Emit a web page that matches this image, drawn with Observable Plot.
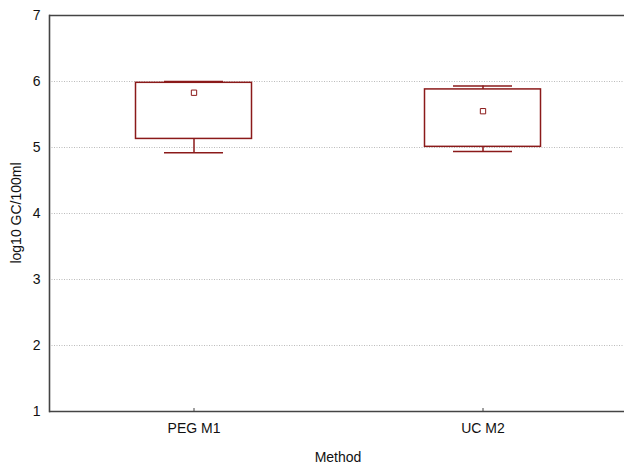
<!DOCTYPE html>
<html>
<head>
<meta charset="utf-8">
<script src="https://cdn.jsdelivr.net/npm/d3@7"></script>
<script src="https://cdn.jsdelivr.net/npm/@observablehq/plot@0.6"></script>
<style>
body { margin: 0; background: #fff; }
</style>
</head>
<body>
<div id="chart"></div>
<script>
const methods = ["PEG M1", "UC M2"];
const whiskerLow = [4.92, 4.94];
const boxLow = [5.13, 5.01];
const means = [5.83, 5.55];
const boxHigh = [5.98, 5.88];
const whiskerHigh = [6.00, 5.93];
const yTicks = [1, 2, 3, 4, 5, 6, 7];
const gridTicks = [2, 3, 4, 5, 6];

const data = methods.map((m, i) => ({
  method: m, wlo: whiskerLow[i], blo: boxLow[i], mean: means[i], bhi: boxHigh[i], whi: whiskerHigh[i]
}));

const red = "#8b1a1a";
const font = "Liberation Sans, Arial, sans-serif";
const chart = Plot.plot({
  width: 624,
  height: 467,
  marginTop: 15,
  marginBottom: 56,
  marginLeft: 49,
  marginRight: 0,
  style: { fontFamily: font, fontSize: "14px", color: "#111", background: "#fff" },
  x: { domain: methods, range: [49, 627], padding: 0 },
  y: { domain: [1, 7] },
  marks: [
    Plot.gridY(gridTicks, { stroke: "#bbb", strokeOpacity: 1, strokeDasharray: "1,1.5", strokeWidth: 1 }),
    Plot.ruleX(data, { x: "method", y1: "wlo", y2: "blo", stroke: red, strokeWidth: 1.5 }),
    Plot.ruleX(data, { x: "method", y1: "bhi", y2: "whi", stroke: red, strokeWidth: 1.5 }),
    Plot.tickY(data, { x: "method", y: "wlo", stroke: red, strokeWidth: 1.5, insetLeft: 115, insetRight: 115 }),
    Plot.tickY(data, { x: "method", y: "whi", stroke: red, strokeWidth: 1.5, insetLeft: 115, insetRight: 115 }),
    Plot.barY(data, { x: "method", y1: "blo", y2: "bhi", fill: "none", stroke: red, strokeWidth: 1.5, insetLeft: 86.5, insetRight: 86.5 }),
    Plot.dot(data, { x: "method", y: "mean", symbol: "square", r: 3, fill: "white", stroke: red, strokeWidth: 1 }),
    Plot.ruleY([1, 7], { stroke: "#444", strokeWidth: 1.6 }),
    Plot.frame({ anchor: "left", stroke: "#444", strokeWidth: 1.6 }),
    Plot.axisY(yTicks, { tickSize: 0, tickPadding: 9, tickFormat: "d", label: null, fontSize: 14 }),
    Plot.axisX({ tickSize: 3, dy: -3, tickFormat: () => "", label: null, stroke: "#444" }),
    Plot.axisX({ tickSize: 0, tickPadding: 12, label: null, fontSize: 14 })
  ]
});
document.getElementById("chart").appendChild(chart);

const svg = d3.select(chart);
svg.append("text")
  .attr("x", 338).attr("y", 462)
  .attr("text-anchor", "middle")
  .style("font-family", font)
  .style("font-size", "14px").attr("fill", "#111")
  .text("Method");
svg.append("text")
  .attr("transform", "translate(21,213) rotate(-90)")
  .attr("text-anchor", "middle")
  .style("font-family", font)
  .style("font-size", "14px").attr("fill", "#111")
  .text("log10 GC/100ml");
</script>
</body>
</html>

Directive — Copy the material exactly. Do not include the pictures.

Finished exercise —
Emit a web page that matches this image, drawn with Observable Plot.
<!DOCTYPE html>
<html>
<head>
<meta charset="utf-8">
<script src="https://cdn.jsdelivr.net/npm/d3@7"></script>
<script src="https://cdn.jsdelivr.net/npm/@observablehq/plot@0.6"></script>
<style>
body { margin: 0; background: #fff; }
</style>
</head>
<body>
<div id="chart"></div>
<script>
const methods = ["PEG M1", "UC M2"];
const whiskerLow = [4.92, 4.94];
const boxLow = [5.13, 5.01];
const means = [5.83, 5.55];
const boxHigh = [5.98, 5.88];
const whiskerHigh = [6.00, 5.93];
const yTicks = [1, 2, 3, 4, 5, 6, 7];
const gridTicks = [2, 3, 4, 5, 6];

const data = methods.map((m, i) => ({
  method: m, wlo: whiskerLow[i], blo: boxLow[i], mean: means[i], bhi: boxHigh[i], whi: whiskerHigh[i]
}));

const red = "#8b1a1a";
const font = "Liberation Sans, Arial, sans-serif";
const chart = Plot.plot({
  width: 624,
  height: 467,
  marginTop: 15,
  marginBottom: 56,
  marginLeft: 49,
  marginRight: 0,
  style: { fontFamily: font, fontSize: "14px", color: "#111", background: "#fff" },
  x: { domain: methods, range: [49, 627], padding: 0 },
  y: { domain: [1, 7] },
  marks: [
    Plot.gridY(gridTicks, { stroke: "#bbb", strokeOpacity: 1, strokeDasharray: "1,1.5", strokeWidth: 1 }),
    Plot.ruleX(data, { x: "method", y1: "wlo", y2: "blo", stroke: red, strokeWidth: 1.5 }),
    Plot.ruleX(data, { x: "method", y1: "bhi", y2: "whi", stroke: red, strokeWidth: 1.5 }),
    Plot.tickY(data, { x: "method", y: "wlo", stroke: red, strokeWidth: 1.5, insetLeft: 115, insetRight: 115 }),
    Plot.tickY(data, { x: "method", y: "whi", stroke: red, strokeWidth: 1.5, insetLeft: 115, insetRight: 115 }),
    Plot.barY(data, { x: "method", y1: "blo", y2: "bhi", fill: "none", stroke: red, strokeWidth: 1.5, insetLeft: 86.5, insetRight: 86.5 }),
    Plot.dot(data, { x: "method", y: "mean", symbol: "square", r: 3, fill: "white", stroke: red, strokeWidth: 1 }),
    Plot.ruleY([1, 7], { stroke: "#444", strokeWidth: 1.6 }),
    Plot.frame({ anchor: "left", stroke: "#444", strokeWidth: 1.6 }),
    Plot.axisY(yTicks, { tickSize: 0, tickPadding: 9, tickFormat: "d", label: null, fontSize: 14 }),
    Plot.axisX({ tickSize: 3, dy: -3, tickFormat: () => "", label: null, stroke: "#444" }),
    Plot.axisX({ tickSize: 0, tickPadding: 12, label: null, fontSize: 14 })
  ]
});
document.getElementById("chart").appendChild(chart);

const svg = d3.select(chart);
svg.append("text")
  .attr("x", 338).attr("y", 462)
  .attr("text-anchor", "middle")
  .style("font-family", font)
  .style("font-size", "14px").attr("fill", "#111")
  .text("Method");
svg.append("text")
  .attr("transform", "translate(21,213) rotate(-90)")
  .attr("text-anchor", "middle")
  .style("font-family", font)
  .style("font-size", "14px").attr("fill", "#111")
  .text("log10 GC/100ml");
</script>
</body>
</html>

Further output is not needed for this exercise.